Rhetorical Roles in Legal Documents

Legal judgment documents can be segmented into topically coherent semantic units called Rhetorical Roles (RRs). These roles help structure legal documents for better organization, search, and automated processing.

Primary Dataset Details

Corpus for Automatic Structuring of Legal Documents

Prathamesh Kalamkar1,2,∗ , Aman Tiwari1,2,∗ , Astha Agarwal1,2,∗ , Saurabh Karn3,∗,Smita Gupta3, Vivek Raghavan1, Ashutosh Modi4
1EkStep Foundation, 2Thoughtworks Technologies India Pvt Ltd., 3Agami , 4 Indian Institute of Technology Kanpur (IIT-K) {prathamk, aman.tiwari, astha.agarwal}@thoughtworks.com, {saurabh, smita}@agami.in, vivek@ekstep.org, ashutoshm@cse.iitk.ac.in

  • Source: Indian Supreme Court judgment documents in English
  • Corpus Size: 354 legal documents with 40,305 annotated sentences
  • Annotation: 12 different rhetorical role categories
  • Granularity: Sentence-level annotations
  • Origin: Part of the BUILDNyAI project for legal NLP corpus development

The 12 Rhetorical Role Categories:

  • Preamble: Document header and case identification
  • Facts: Statement of facts and case background
  • Arguments: Legal arguments presented by parties
  • Statute: Referenced laws and statutory provisions
  • Precedent: Cited previous court decisions
  • Ratio: Court's reasoning and legal principles
  • Ruling: Final decision and orders
  • Dissent: Dissenting opinions (if any)
  • Concurrence: Concurring opinions
  • Analysis: Court's analysis of law and facts
  • Issues: Legal issues identified by the court
  • Other: Miscellaneous content not fitting other categories

Technical Approach

Sequence-to-Sequence Framework

Unlike traditional classification approaches, this implementation treats rhetorical role prediction as a text generation task:

  • Input: Legal sentence text (tokenized)
  • Processing: T5 encoder-decoder architecture
  • Output: Generated rhetorical role label
  • Advantage: Leverages pre-trained language model's understanding of legal language

Model Architecture

  • Base Model: T5-small (Text-to-Text Transfer Transformer)
  • Task Formulation: Sentence → Rhetorical Role Label generation
  • Preprocessing: Custom spaCy-based tokenization for legal text
  • Post-processing: Label extraction and cleaning

Results & Findings:

Model Performance

We evaluated the T5 sequence-to-sequence model on multiple datasets to assess its effectiveness for rhetorical role classification in legal documents. The model was trained with limited computational resources (Google Colab) with linmited training time on free plan, constraining the number of training epochs.

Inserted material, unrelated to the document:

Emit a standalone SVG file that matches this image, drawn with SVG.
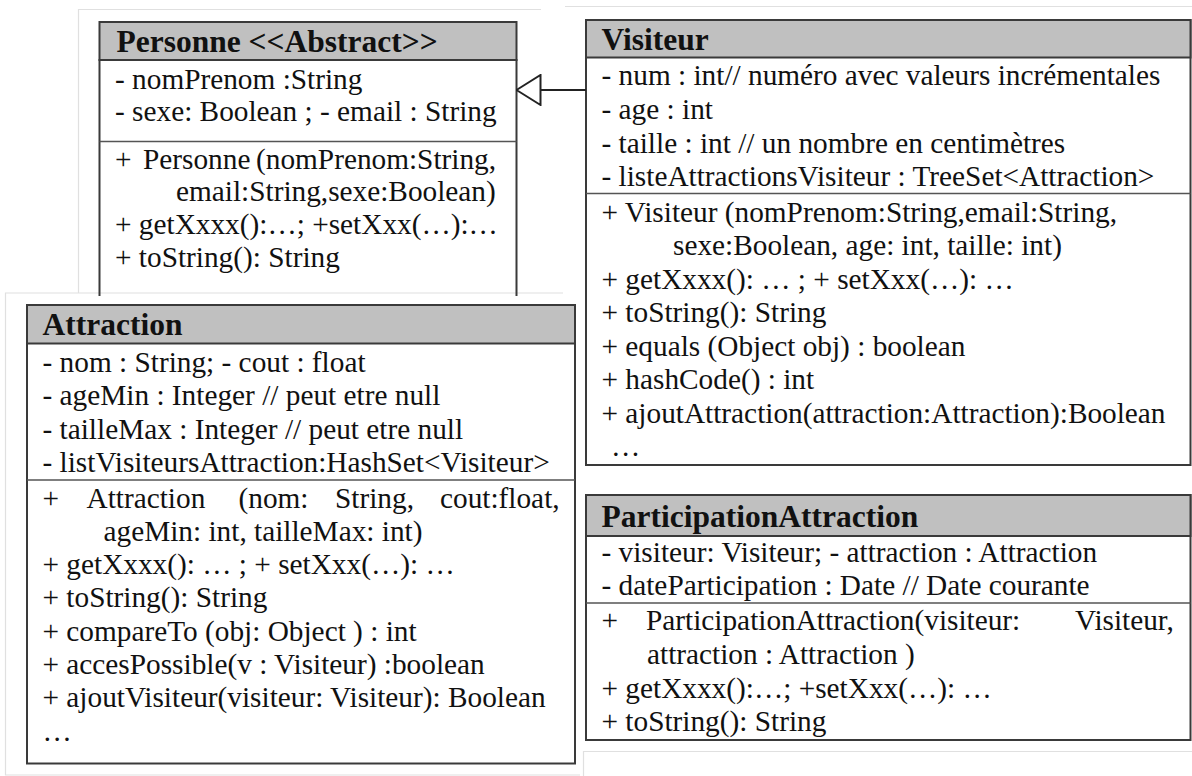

Performance on Legal Datasets

Kalamkar et al. Dataset:


https://arxiv.org/abs/2201.13125
  • Training Duration: 5 epochs
  • Accuracy: 0.503
  • Macro F1: 0.219
  • Weighted F1: 0.448

Afterwards we tested our approaches on a secondary dataset by Bhattacharya et al.

Bhattacharya et al. Dataset:


http://arxiv.org/abs/1911.05405
  • Training Duration: 6 epochs
  • Accuracy: 0.363
  • Macro F1: 0.246
  • Weighted F1: 0.356

Comparative Analysis:

The T5 sequence-to-sequence model demonstrated notably better performance on the Kalamkar dataset compared to the Bhattacharya dataset across all evaluation metrics. The Kalamkar dataset yielded approximately 39% higher accuracy (0.503 vs 0.363) and 26% higher weighted F1-score (0.448 vs 0.356).

Impact of Dataset Size

The performance disparity between datasets can be attributed primarily to the significant difference in training data availability. The Bhattacharya dataset contains only 50 documents, which is substantially smaller compared to the Kalamkar dataset. This limited training data severely constrains the model's ability to learn effective representations for rhetorical role classification. To validate this hypothesis, we conducted additional experiments on the PubMed20k RCT dataset, which contains a much larger corpus for sequential sentence classification: PubMed20k RCT Results:

  • Accuracy: 0.752
  • Macro F1: 0.682
  • Weighted F1: 0.747

The superior performance on PubMed20k RCT (49% improvement in accuracy over Kalamkar and 107% improvement over Bhattacharya) strongly corroborates that dataset size is a critical factor in the T5 model's performance for sequential sentence classification tasks.

Limitations and Constraints

The experimental results should be interpreted with the following limitations in mind:

  1. Due to compute resource constraints T5-small was used which has much lower trainable parameters compared to larger models which hindered achieving high accuracy.
  2. Limited Training Epochs: Due to computational resource constraints, models were trained for only 5-6 epochs, which may be insufficient for full convergence.
  3. Hyperparameter Optimization: The scope of hyperparameter tuning was restricted due to high computational requirements and limited compute provisioning.
  4. Early Stopping: Training was terminated early due to resource usage limits, potentially preventing the models from reaching optimal performance.

Key Findings:

  • Dataset Size Dependency: The T5 sequence-to-sequence approach shows strong sensitivity to training data size, with performance scaling significantly with larger datasets.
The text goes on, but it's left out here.